Well, I’m getting too long again. My point is that being a skeptic if you’re a NT scholar is considered almost *de rigueur* nowadays, certainly if you want as best-seller or an interview in a PBS, THC or TLC Jesus documentary. Otherwise, why are there no THC documentaries about Jesus featuring orthodox, conservative Craig Evans, Michael Bird, Brad Pitre or Ben Witherington III? Instead liberals like former Seminar Fellow John D. Crossan and Elaine Pagels get 15 minutes of onscreen interview time while NT Wright and Craig Blomberg get 5 or 6 minutes of onscreen interview time.
Pax.
Lee.
Hi Lee,
For the sake of this discussion, let’s assume that all Protestant scholars have a bias against the supernatural. How do you explain the fact that most Catholic scholars AND The United States Conference of Catholic Bishops doubt the eyewitness/associate of eyewitness authorship of the Gospels?
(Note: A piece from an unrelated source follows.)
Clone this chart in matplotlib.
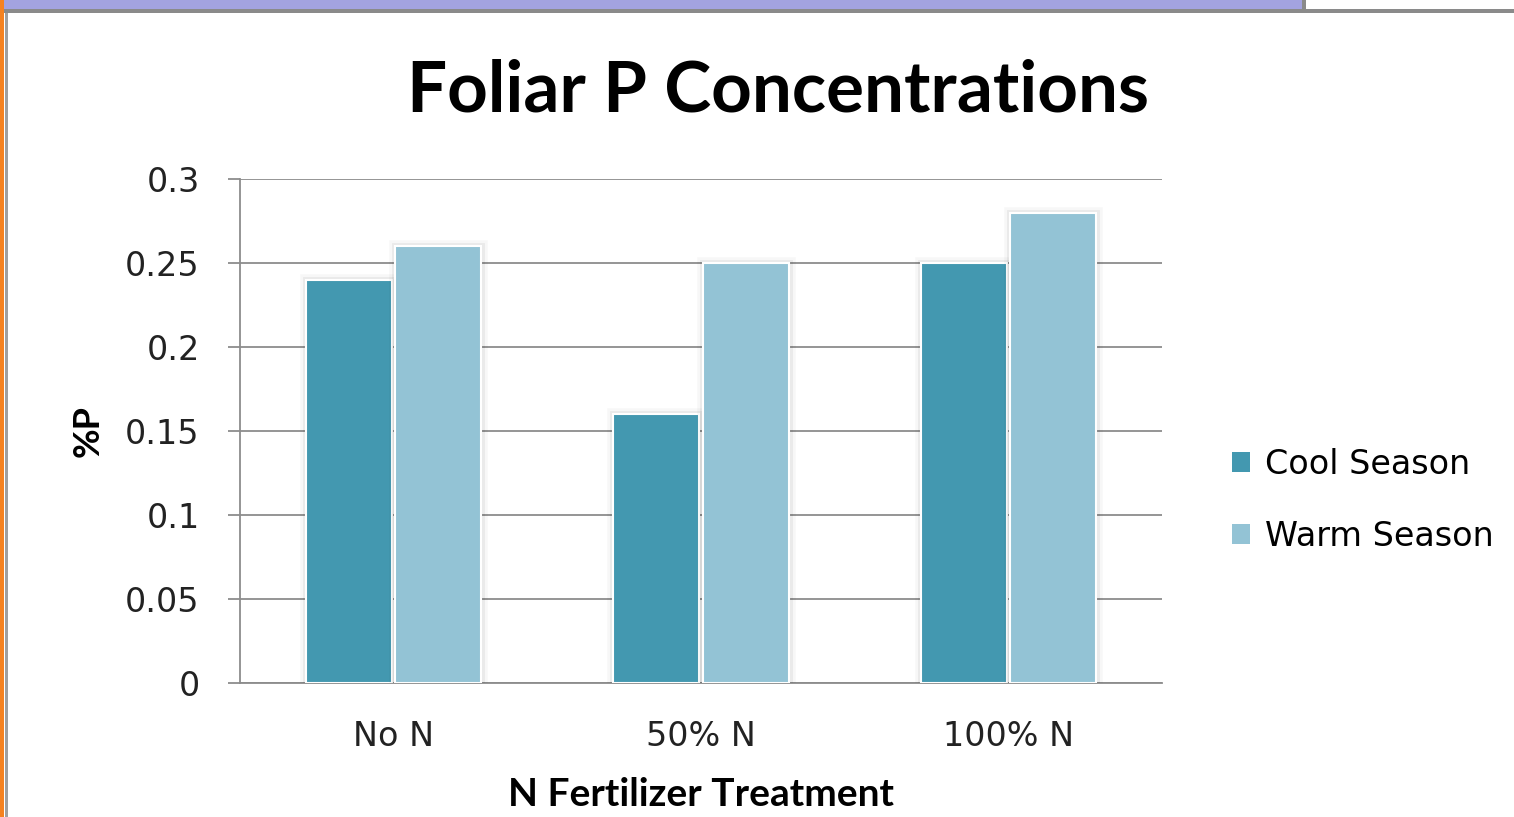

Do you really want to assert that CATHOLICS (you know, those people who believe that Jesus’ mother appears all over the world to the faithful; have shrines all over the world dedicated to miracle healings; nominate people as saints due to their alleged miracles) have a bias against the supernatural??
I’ve got to say, Gary, your arguments are baffling. I don’t think Lee has said ALL Protestant scholars have a bias against the supernatural. Some, in fact, many do…but so what? And what does that have to do with the issue of the gospels containing eyewitness information?
Lee is challenging my assertion that the reason that most scholars doubt the eyewitness/associate of eyewitness authorship of the Gospels is due to the evidence and not due to a bias against the supernatural. As I read Lee’s last two comments, he seems to be wanting to demonstrate that the majority position on the authorship of the Gospels IS due to a bias. He has presented statements by several prominent Protestant scholars in an attempt to prove his point.
So instead of arguing with him about the majority position among all scholars, or even among most Protestant scholars, i am asking him to focus solely on Roman Catholic scholars. Why do most Roman Catholic scholars AND Roman Catholic bishops doubt the eyewitness/associate of eyewitness authorship of the Gospels?
Clarification: I am NOT claiming that most scholars doubt that some eyewitness information is contained in the Gospels. I am only discussing authorship.